The work of giving time to each person, idea or moment yields the fruit of increasing humility, a lack of self-consciousness, which Charlotte Mason says is the distinct “goal” of a life of abundance. How freeing to be so present to you that I forget myself? Then you are not burdened by pride and fear, and neither am I.
Listen to Jean Louis Servan-Schreiber in The Art of Time: “It is in our early years that we are most profoundly, naturally and intimately involved with time. Never again will we be as open as the child for whom everything is new and who can dream, and be surprised and forget everything else to benefit from the moment. Without the burden of a past, without a care for the future we live our childhood happily in the present, before our memories and our projects gnaw it down from both ends.

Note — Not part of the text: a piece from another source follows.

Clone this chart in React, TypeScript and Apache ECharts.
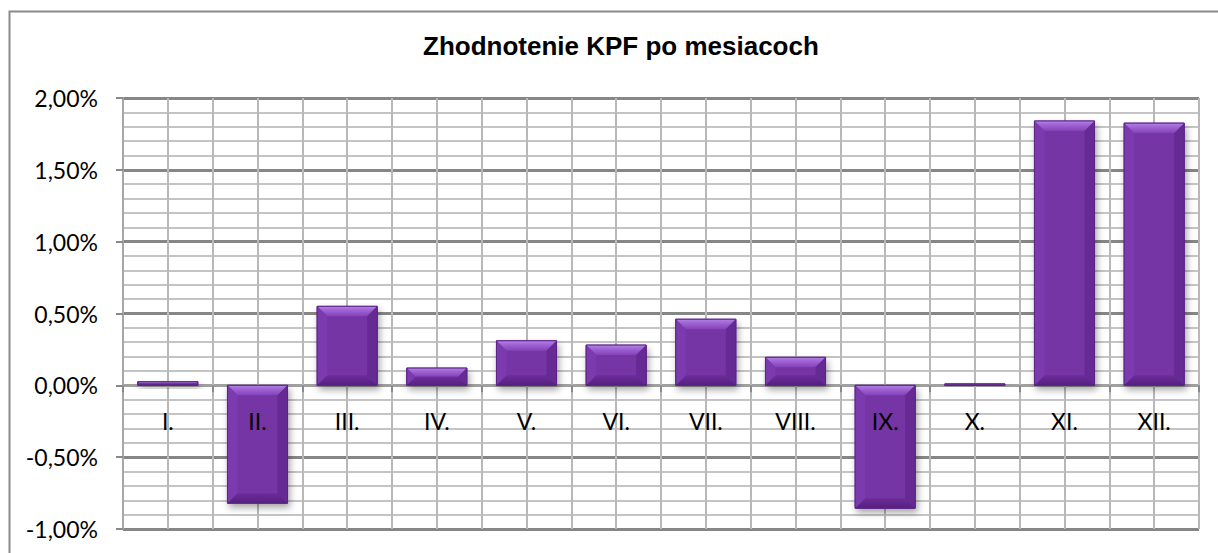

The fundamental experience of the present, of the fullness of the moment, the intensity of feeling (joy/pain, pleasure/suffering) here and now is not that difficult to acquire since it is with the reach of every child. What is harder is to not forget it.” He is simply talking about recapturing what was once natural to us, a child-like view of the world.
So,….
So, in thinking about life ( i.e. education), perhaps I might pay more attention to time. The life of the soul and the life of community are deeply connected to waiting and to a steady, restful, yet attentive pace. My lesson plan says that we should be at a certain point, but what are all these young faces telling me? Why am I still working when the sun has gone down hours ago? Was it back in the fall when I last had coffee with my colleague? What do I learn from the long, bright days of summer and the shorter, darker days of winter? Does this season of the year call me to pay attention to ideas that I have neglected? What is my eight year old saying about my calendar, especially now that it has merged with my cell phone? Shall we take time this week to think about time?
Here is one final thought from Pierre Teillhard de Chardin:
“Above all, trust in the slow work of God. We are all, quiet naturally, impatient in everything to reach the end without delay. We should like to skip the intermediate stages. We are impatient of being on the way to something unknown, something new, and yet it is the law of all progress that is made by passing through some stages of instability – and that it may take a very long time.
And so I think it is with you. Your ideas mature gradually – let them grow, let them shape themselves, without undue haste. Don’t try to force them on, as though you could be today what time (that is to say, grace and circumstances acting on your own good will) will make you tomorrow.
Only God could say what this new spirit gradually forming within you will be. Give our Lord the benefit of believing that his hand is leading you and accept the anxiety of feeling yourself in suspense and incomplete.”
So, tell me dear comrade, what thoughts do you have about all of this?